Bundy also noted the lack of science on biochar’s ability to stay in the ground for decades or centuries, to which the developers of the Placer County biochar offsets development protocol responded, as with the ACR review, that IBI‘s “methodology has been designed to provide a conservative estimate of the stability of biochar.”

The “conservative estimate,” Bundy argues, actually comes in the form of Placer County’s biochar greenhouse gas emissions lifecycle analysis. Its accounting, Bundy says, should have actually been much more liberal in the other direction. 

Placer County Biochar Public Comments
Image Credit: Placer County Air Pollution Control District

Perhaps most importantly, Bundy points to Placer County’s own numbers. Those numbers convey that the proposed Cabin Creek Biomass Facility, an appendage of which would intake biochar, “will emit 26,526 metric tons of CO2-equivalent greenhouse gases per year, nearly all of it CO2.” That’s the equivalent of 5,600 vehicles driven for an average year.

Biochar Soiled

California and Alberta carbon markets aside, Thayer Tomlinson, communications director for IBI, said that for the majority of biochar promoters, carbon markets and cap-and-trade will remain a sideshow for now. Biochar, then, is not dead but will have a different emphasis than carbon sequestration.

Tomlinson told DeSmog:

All the producers I know that are producing biochar sell it for a number of purposes — mainly as a soil amendment, an addition to composting processes, a water filtration device, soil remediation, etc; and although they may highlight the carbon sequestration potential, I know of no producer who is using climate as the main selling point for consumers.

With a nascent carbon market and uncertain pricing for carbon, we see producers potentially interested in participating in carbon markets in the future but currently building their business around other benefits to biochar.

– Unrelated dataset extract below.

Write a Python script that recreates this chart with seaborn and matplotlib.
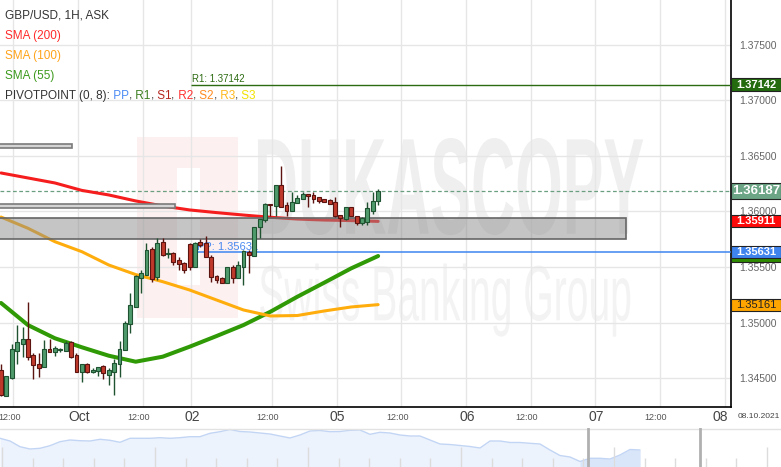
import numpy as np
import matplotlib
matplotlib.use("Agg")
import matplotlib.pyplot as plt
import seaborn as sns
from matplotlib.patches import Rectangle, PathPatch
from matplotlib.textpath import TextPath
from matplotlib.font_manager import FontProperties, fontManager
from matplotlib.transforms import Affine2D, blended_transform_factory, offset_copy
from matplotlib.ticker import FormatStrFormatter

# GBP/USD 1H candles
opens = [1.34572, 1.34340, 1.34500, 1.34743, 1.34806, 1.34851, 1.34707, 1.34626, 1.34599, 1.34761,
         1.34734, 1.34752, 1.34743, 1.34824, 1.34707, 1.34554, 1.34626, 1.34554, 1.34563, 1.34608,
         1.34527, 1.34554, 1.34626, 1.34752, 1.34986, 1.35140, 1.35401, 1.35428, 1.35662, 1.35410,
         1.35725, 1.35617, 1.35626, 1.35563, 1.35536, 1.35707, 1.35500, 1.35725, 1.35716, 1.35590,
         1.35419, 1.35401, 1.35356, 1.35500, 1.35401, 1.35500, 1.35635, 1.35599, 1.35860, 1.35923,
         1.36067, 1.36049, 1.36239, 1.36058, 1.36004, 1.36076, 1.36112, 1.36158, 1.36149, 1.36131,
         1.36112, 1.36103, 1.36085, 1.35968, 1.35932, 1.36040, 1.35959, 1.35896, 1.35905, 1.36004,
         1.36094]
highs = [1.34626, 1.34520, 1.34806, 1.34977, 1.34959, 1.35185, 1.34725, 1.34725, 1.34842, 1.34851,
         1.34788, 1.34770, 1.34833, 1.34833, 1.34725, 1.34626, 1.34635, 1.34590, 1.34599, 1.34617,
         1.34590, 1.34671, 1.34833, 1.35014, 1.35266, 1.35428, 1.35473, 1.35716, 1.35680, 1.35761,
         1.35761, 1.35671, 1.35635, 1.35590, 1.35545, 1.35716, 1.35725, 1.35752, 1.35779, 1.35608,
         1.35428, 1.35410, 1.35500, 1.35518, 1.35554, 1.35653, 1.35653, 1.35860, 1.35932, 1.36076,
         1.36067, 1.36239, 1.36410, 1.36085, 1.36176, 1.36149, 1.36176, 1.36158, 1.36176, 1.36131,
         1.36112, 1.36112, 1.36131, 1.35968, 1.36040, 1.36040, 1.35959, 1.35950, 1.36085, 1.36176,
         1.36203]
lows = [1.34338, 1.34335, 1.34495, 1.34626, 1.34689, 1.34662, 1.34491, 1.34509, 1.34599, 1.34734,
        1.34698, 1.34734, 1.34743, 1.34680, 1.34554, 1.34464, 1.34545, 1.34545, 1.34518, 1.34491,
        1.34437, 1.34347, 1.34509, 1.34752, 1.34905, 1.35140, 1.35266, 1.35428, 1.35365, 1.35383,
        1.35599, 1.35581, 1.35518, 1.35473, 1.35446, 1.35473, 1.35500, 1.35680, 1.35590, 1.35365,
        1.35356, 1.35356, 1.35356, 1.35356, 1.35401, 1.35338, 1.35446, 1.35599, 1.35761, 1.35905,
        1.35959, 1.35959, 1.36040, 1.35959, 1.36004, 1.36076, 1.36112, 1.36040, 1.36076, 1.36076,
        1.36085, 1.36067, 1.35950, 1.35860, 1.35923, 1.35959, 1.35878, 1.35878, 1.35878, 1.35977,
        1.36058]
closes = [1.34345, 1.34518, 1.34761, 1.34824, 1.34851, 1.34689, 1.34617, 1.34590, 1.34761, 1.34734,
          1.34770, 1.34761, 1.34815, 1.34689, 1.34554, 1.34626, 1.34554, 1.34572, 1.34599, 1.34545,
          1.34572, 1.34635, 1.34761, 1.34995, 1.35158, 1.35419, 1.35446, 1.35653, 1.35392, 1.35716,
          1.35608, 1.35626, 1.35545, 1.35527, 1.35473, 1.35500, 1.35716, 1.35698, 1.35590, 1.35410,
          1.35383, 1.35356, 1.35500, 1.35401, 1.35518, 1.35644, 1.35608, 1.35860, 1.35932, 1.36067,
          1.36058, 1.36239, 1.36040, 1.36004, 1.36085, 1.36122, 1.36158, 1.36140, 1.36112, 1.36094,
          1.36085, 1.36067, 1.35959, 1.35941, 1.36040, 1.35959, 1.35896, 1.35941, 1.36031, 1.36094,
          1.36187]

# moving averages, sampled every 5 bars
sma_idx = [0, 5, 10, 15, 20, 25, 30, 35, 40, 45, 50, 55, 60, 65, 70]
sma200 = [1.36347, 1.36302, 1.36257, 1.36190, 1.36149, 1.36095, 1.36050, 1.36014, 1.35990, 1.35968,
          1.35948, 1.35932, 1.35923, 1.35918, 1.35911]
sma100 = [1.35950, 1.35849, 1.35728, 1.35638, 1.35518, 1.35432, 1.35368, 1.35293, 1.35203, 1.35113,
          1.35059, 1.35063, 1.35104, 1.35140, 1.35161]
sma55 = [1.35176, 1.34977, 1.34858, 1.34777, 1.34701, 1.34647, 1.34692, 1.34782, 1.34878, 1.34977,
         1.35097, 1.35232, 1.35359, 1.35488, 1.35599]

pivot_pp = 1.35631
pivot_r1 = 1.37142
pivot_start = 35.3

# grey zones: (end bar, low, high)
zone_end = [13.2, 32.3, 116.0]
zone_low = [1.36572, 1.36032, 1.35752]
zone_high = [1.36608, 1.36068, 1.35941]

tick_labels = ["12:00", "Oct", "12:00", "02", "12:00", "05", "12:00", "06", "12:00", "07", "12:00", "08"]
tick_bars = [2, 14, 26, 35, 50, 62, 74, 86, 98, 110, 122, 134]

# navigator overview series (relative height)
nav_h = [28.7, 26, 20.3, 18, 18.7, 21.3, 25.3, 27, 26.3, 26, 27.7, 26.7, 24.7, 28.7, 28.7, 28.7,
         29.3, 28.7, 29.3, 30.3, 30.3, 33.7, 35.3, 37.5, 35.5, 35, 34, 33, 31, 29, 32, 36, 36.5,
         35.3, 35.5, 36.7, 37, 32.7, 34.7, 34, 32, 31, 31, 27, 23, 22.5, 21.5, 20.5, 19, 26, 26,
         24.5, 24.5, 23.7, 23, 17, 11.5, 10, 5.5, 8.7, 8.7, 8, 12, 17.5, 17]

sns.set_theme(style="white")
names = {f.name for f in fontManager.ttflist}
narrow = "Liberation Sans Narrow" if "Liberation Sans Narrow" in names else "Liberation Sans"
plt.rcParams["font.family"] = ["Liberation Sans", "DejaVu Sans"]

W, H = 781, 467
fig = plt.figure(figsize=(W / 100, H / 100), dpi=100, facecolor="white")
ax = fig.add_axes([0, 60 / H, 731 / W, 407 / H])
ax.set_facecolor("white")

idx = np.arange(len(opens))
o, hi, lo, c = map(np.array, (opens, highs, lows, closes))
up = c >= o

ax.set_xlim(-0.19, 135.5)
ax.set_ylim(1.34239, 1.37905)

# grid
ax.set_yticks(np.arange(1.345, 1.3751, 0.005))
ax.yaxis.set_major_formatter(FormatStrFormatter("%.5f"))
ax.yaxis.tick_right()
ax.tick_params(axis="y", length=0, pad=6, labelsize=7.5, labelcolor="#666666")
ax.set_xticks([b + 0.3 for b in tick_bars])
ax.set_xticklabels([])
ax.tick_params(axis="x", length=0)
ax.grid(True, color="#e6e6e6", lw=1, zorder=0.5)
ax.set_axisbelow(True)
for s in ["left", "top"]:
    ax.spines[s].set_visible(False)
for s in ["right", "bottom"]:
    ax.spines[s].set_color("black")
    ax.spines[s].set_linewidth(1.2)


def fit_text(s, x0, x1, y0, y1, weight, color):
    tp = TextPath((0, 0), s, size=100, prop=FontProperties(family="Liberation Sans", weight=weight))
    e = tp.get_extents()
    tr = (Affine2D().translate(-e.x0, -e.y0)
          .scale((x1 - x0) / e.width, (y1 - y0) / e.height).translate(x0, y0))
    ax.add_artist(PathPatch(tr.transform_path(tp), transform=ax.transData,
                            fc=color, ec="none", zorder=0.3))


# watermark
ax.add_artist(Rectangle((25.25, 1.35041), 18.75, 0.0163, fc="#fdf0f0", ec="none", zorder=0.3))
ax.add_artist(Rectangle((32.7, 1.35338), 4.3, 0.01054, fc="white", ec="none", zorder=0.31))
fit_text("DUKASCOPY", 47.7, 119.2, 1.35788, 1.36662, "bold", "#efefef")
fit_text("Swiss Banking Group", 48.1, 116.8, 1.34873, 1.35122 + 0.0041, "normal", "#f3f3f3")

# current price, pivots
ax.axhline(closes[-1], color="#6a9f80", lw=0.9, ls=(0, (3, 2)), zorder=2.5)
ax.hlines([pivot_r1], pivot_start, 140, color="#2d6b12", lw=1, zorder=2.6)
ax.hlines([pivot_pp], pivot_start, 140, color="#3d85f0", lw=1.1, zorder=2.6)
ax.text(pivot_start + 0.1, pivot_r1 + 0.00004, f"R1: {pivot_r1:.5f}", color="#2d6b12",
        fontsize=7, va="bottom", ha="left", zorder=2.7)
ax.text(pivot_start + 1.0, pivot_pp + 0.00004, f"PP: {pivot_pp:.5f}", color="#4a8af0",
        fontsize=8, va="bottom", ha="left", zorder=2.7)

# moving averages
sns.lineplot(x=sma_idx, y=sma55, ax=ax, color="#2f9a06", lw=2.9, zorder=3)
sns.lineplot(x=sma_idx, y=sma100, ax=ax, color="#ffad0d", lw=2.2, zorder=3)
sns.lineplot(x=sma_idx, y=sma200, ax=ax, color="#f51d1d", lw=2.2, zorder=3)

# zones
for k in range(len(zone_end)):
    big = k == 2
    ax.add_patch(Rectangle((-2, zone_low[k]), zone_end[k] + 2, zone_high[k] - zone_low[k],
                           fc=(0.55, 0.55, 0.55, 0.5) if big else "#d4d4d4",
                           ec="#666666" if big else "#7a7a7a", lw=1.2, zorder=3.5))

# candles
edge = np.where(up, "#1f5230", "#5c1410")
fill = np.where(up, "#4f9a6c", "#c03a2b")
ax.vlines(idx, lo, hi, colors=edge, lw=1, zorder=3.9)
ax.bar(idx, np.maximum(np.abs(c - o), 0.00008), bottom=np.minimum(o, c), width=0.72,
       color=fill, edgecolor=edge, linewidth=0.8, zorder=4)
ax.set_xlim(-0.19, 135.5)
ax.set_ylim(1.34239, 1.37905)

# price tags on the right axis (later tags sit on top)
tagx = blended_transform_factory(ax.transAxes, ax.transData)
bw = 50 / 731
px = (1.37905 - 1.34239) / 407
tags = [(sma55[-1], "#2e8b00", "white", 12, 8, "bold"),
        (pivot_r1, "#236b0e", "white", 13, 8, "bold"),
        (closes[-1], "#6ba585", "white", 16, 9.5, "bold"),
        (sma200[-1], "#ff0a0a", "white", 12, 8, "bold"),
        (pivot_pp, "#3f84ee", "white", 12, 8, "bold"),
        (sma100[-1], "#ffa500", "#222222", 12, 8, "normal")]
for k, (val, fc, tc, hpx, fs, fw) in enumerate(tags):
    ax.add_patch(Rectangle((1.0, val - hpx * px / 2), bw, hpx * px, transform=tagx, fc=fc,
                           ec="#222222", lw=0.8, clip_on=False, zorder=10 + 2 * k))
    ax.text(1.0 + bw / 2, val, f"{val:.5f}", transform=tagx, color=tc, fontsize=fs,
            fontweight=fw, ha="center", va="center", clip_on=False, zorder=11 + 2 * k)

# x labels
xt = blended_transform_factory(ax.transData, ax.transAxes)
for b, lab in zip(tick_bars, tick_labels):
    small = ":" in lab
    dx = -4 if (small or lab == "08") else 1
    ax.text(b + 0.3, -10 / 407, lab, transform=offset_copy(xt, fig, x=dx, units="dots"),
            fontsize=6.5 if small else 10, color="#555555" if small else "#444444",
            family=narrow, ha="center", va="center", clip_on=False)
fig.text(780 / W, 1 - 417 / H, "08.10.2021", fontsize=6, color="#444444", ha="right", va="center")

# legend block
leg = [("GBP/USD, 1H, ASK", "#333333", 15.7), ("SMA (200)", "#ff2b2b", 35.7),
       ("SMA (100)", "#ffa31a", 56), ("SMA (55)", "#3c9a1c", 76)]
for s, col, yy in leg:
    ax.text(5 / 731, 1 - yy / 407, s, transform=ax.transAxes, color=col, fontsize=8.5,
            va="center", ha="left", zorder=30)
parts = [("PIVOTPOINT (0, 8):", "#333333"), (" PP", "#4a8af4"), (",", "#333333"),
         (" R1", "#3a7d1e"), (",", "#333333"), (" S1", "#b3261e"), (",", "#333333"),
         (" R2", "#ff3030"), (",", "#333333"), (" S2", "#ff8a1f"), (",", "#333333"),
         (" R3", "#ffb81c"), (",", "#333333"), (" S3", "#f2e200")]
t = ax.text(5 / 731, 1 - 96 / 407, parts[0][0], transform=ax.transAxes, color=parts[0][1],
            fontsize=8.5, va="center", ha="left", zorder=30)
for s, col in parts[1:]:
    t = ax.annotate(s, xy=(1, 0.5), xycoords=t, color=col, fontsize=8.5,
                    va="center", ha="left", zorder=30, annotation_clip=False)

# navigator
nav = fig.add_axes([0, 0, 1, 39 / H])
nav.set_xlim(0, 78.1)
nav.set_ylim(0, 39)
nav.axis("off")
nav_x = np.arange(len(nav_h))
nh = np.array(nav_h)
nav.fill_between(nav_x, 0, nh, color="#edf3fd", lw=0)
sel = nav_x >= 58
nav.fill_between(nav_x[sel], 0, nh[sel], color="#d9e6fa", lw=0)
sns.lineplot(x=nav_x, y=nh, ax=nav, color="#c2d5f4", lw=1)
for k in range(26):
    xx = (2 + 30.6 * k) / 10
    nav.vlines(xx, 0, 20 if k % 5 == 0 else 9, color="#dcdcdc", lw=1)
nav.axhline(38.5, color="#e2e2e2", lw=1)
nav.axvline(58.8, color="#b0b0b0", lw=2)
nav.axvline(70.0, color="#b0b0b0", lw=2)

fig.savefig("out.png", dpi=100, facecolor="white")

Our Industry survey finds the same results—carbon sequestration is a great side benefit but not the main benefit for biochar in terms of marketing and consumer demand.

Korscha concurred with Tomlinson, saying he believes biochar may have a future, but it is likely in sustainable land and soil management, having no place at the present moment as a climate change solution and certainly not in a cap-and-trade or carbon offset plan.

Numbers and figures appear to support that trend, with IBI‘s budget at an all-time low of $78,836, according to its 2014 IRS 990 report. In years past, its budget has hovered closer to the $550,000 level.